I quote your quote and bring you another quote about the lovely Korean bible thumpers.



> Last year, against their own government's advice, 1,000 to 2,000 Korean Christians and their kids showed up in Kabul to hold what they called a peace festival, something Afghan clerics called a proselytization festival.
> 
> "The government is concerned that the event could lead to a repeat of the 2004 abduction and killing of (aspiring missionary) Kim Sun-il by insurgents in Iraq," Korean newspaper Chosun Ilbo reported at the time. That would turn out to be sadly prophetic.
> 
> The Afghan government booted the Koreans out of the country as the Korean churches remained defiant. Fast forward to last month, when a group from the Saemmul Presbyterian Church entered Afghanistan, did not notify the government of their trip so as to fly under the radar, and did not request security, instead taking a chartered bus up the extremely dangerous Kabul-Kandahar highway.



It's hard to get bible thumpers who enter a country under the radar to sign waivers.  :brickwall:

An absurd act like this should put you on a no rescue list. I wouldn't want a Soldier from any country risking his/her life to save these people who we're so willing to throw away theirs by such an idiotic act of idiocy. Did I mention idiots?


----------



## LordOsborne (7 Aug 2007)

Yeeesh.
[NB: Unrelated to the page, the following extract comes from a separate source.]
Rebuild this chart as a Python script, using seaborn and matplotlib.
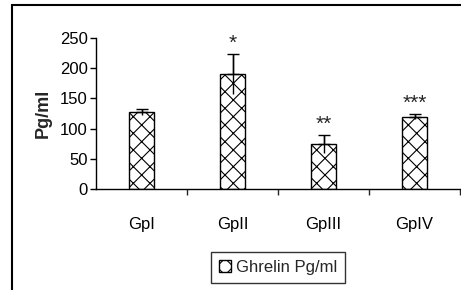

I'm all for freedom of religion, especially when someone is trying to spread peaceful messages, but there's a time and a place for everything. If these guys deliberately went into harm's way with the knowledge that their government was telling them NOT to (for their own safety, no less), I almost want to say "too bad, so sad. We told you so," and leave them to their fate. What I'm sure was good-intentioned has now become a counter-productive burden.


----------



## Col.Steiner (7 Aug 2007)

If only Jehovah's Witnesses would go over there and stop knocking on my door!


----------



## zipperhead_cop (7 Aug 2007)

Kay, this _kind of_ was a thread about the Taliban getting their arses handed to them in a firefight.  Perhaps if there isn't already a Korean hostage thread it might be time for a split?


----------



## Scoobie Newbie (7 Aug 2007)

Glad to here them wasting their 107mm, better for us in the long run.


----------



## retiredgrunt45 (8 Aug 2007)

It just goes to show that desperation causes people to do really stupid things, Looks good on them, losers.


----------



## TN2IC (8 Aug 2007)

Quote from Enemy at the Gates Movie...




> The one with the rifle shoots. The one without the rifle follows. When the one with the rifle is killed, the one that follows picks up the rifle and fires.




So how I can picture this. I don't know why..  ;D


----------